George John Cayley was born in 1826 at Brompton by Sawdon, Yorkshire, England. He was the son of Edward Cayley and Emma Cayley. He was baptised at Brompton by Sawdon on 28 March 1826. He was educated at Eton College and Trinity College, Cambridge (where he did not graduate) before entering Inner Temple, London. He was called to the Bar in 1852, but partly devoted himself to writing. In 1854 he was a correspondent for the Daily News in Crimea (during the Crimean War), and afterwards travelled in the Near East.
In 1860 he married Mary Anne Frances Wilmot. The marriage was registered in the Swansea district of Glamorganshire, Wales in the 3rd quarter of that year.
He was a noted craftsman and skilled amateur artist who illustrated his own works. In 1862 he and the artist George Frederick Watts designed a challenge shield for a shooting championship at Wimbledon, Surrey, England. He also published several light poems and a travel book.
In 1869 poor health led him to move with his family to Majorca, and then the following year, to Algiers. There he was a keen tennis player and he wrote what is believed to be the first article on what came to be called lawn tennis (published in the Edinburgh Review in 1875). He and a craftsman he knew developed new designs for tennis rackets.
He passed away in 1878 at Hunton Rectory, Kent, England on his way back from England to Algiers. He was buried at Hunton, Kent on 16 October 1878. Probate was granted on 28 December 1878, with the death date recorded as 11 October 1878.

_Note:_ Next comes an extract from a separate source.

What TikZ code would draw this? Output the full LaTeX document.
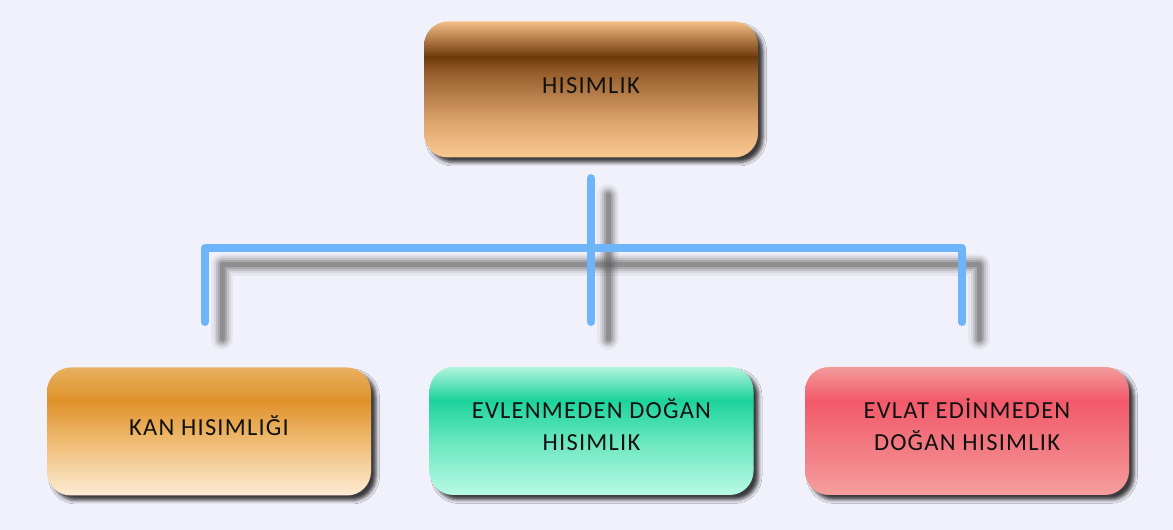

He had a small but select circle of close friends, among them the novelist William Makepeace Thackeray, Caroline Norton, Monckton Milnes and the artist John Everett Millais. According to the Dictionary of National Biography, he was often regarded as an eccentric, with his long beard, independent political views, skills at craftsmanship, high harsh voice and early championship of cigarette-smoking.